To: Gary Mohilner who wrote (14876)11/23/2008 10:25:37 AM
From: Don Earl4 Recommendations  Read Replies (1) | Respond to of 71475
 
The first problem is any program to cure a credit bubble by creating more credit is suicidal. More or looser credit isn't the solution, it's what got us into this mess in the first place.

The mortgage fiasco is more due to people owing more on their homes than they can net in selling their home. If you sell a house, you can figure roughly 10% of the sale price will be chewed up in closing costs. Let's say for example, someone bought a house in 2006 for $500K with zero down, and it has since lost 20% of its market value. If that person sold the house today for $400K, they would net $360K after closing costs. In other words, they owe $140K more on the home than they can net in a sale.

If that person loses their job, not only can't they make payments on the house, there's no incentive to keep it even if they could.

The only way to fix the problem is to create new wealth that can be used to service existing debt.

At a certain point, it's probably a little goofy trying to solve the world's problems on an Internet message board - sort of like middle aged guys with beer guts watching TV while discussing how the world's top athletes could play better football. Whatever. For mindless entertainment, it gives folks something to do.

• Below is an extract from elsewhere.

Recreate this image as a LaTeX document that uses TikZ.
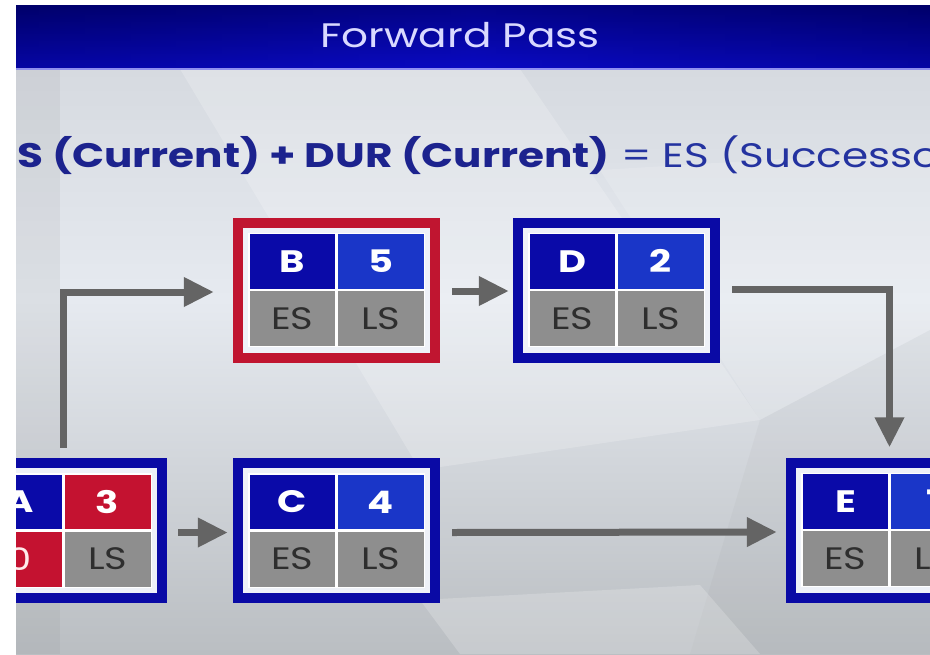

To fix a bursting wealth bubble, you need to build a bigger and better bubble - take something people have and make it worth more. My take is this could be done with gold. Create a global currency that is based on a gold standard, with a very high price of gold.

The first step would be for central banks to go into the markets to break the gold exchanges. Buy up the paper, call in the leases and demand delivery of the physical. With the exchange vaults emptied, and the paper market wiped out, you'd have a panic that would drive prices through the roof - probably a few scandals as well. It wouldn't be too hard to create public opinion demanding that governments are the only ones that can be trusted to manage gold deposits. From there, the next step is a world gold certificate that can be swapped out for either paper money or physical - or the other way around, buy gold at a very high price with either paper money or world gold certificates.

Ma and Pa could trade in their wedding bands to pay off the Visa and make the mortgage payments. The gold eagle grandpa bought is suddenly worth more than enough to buy a new Chevy. A kilogram bar is worth the price of a Beverly Hills mansion. Once the bubble is the right size, the central banks tie a knot in it and fix the price so the air never comes out. Windfall profits are deposited in under funded banks, used to buy things, and reinvested in beat up stocks and bonds.

What the heck, if YHOO could go up 150 times in a few years, why not gold? $100,000 per ounce would probably do the trick and is no more absurd than anything else that happens in the markets.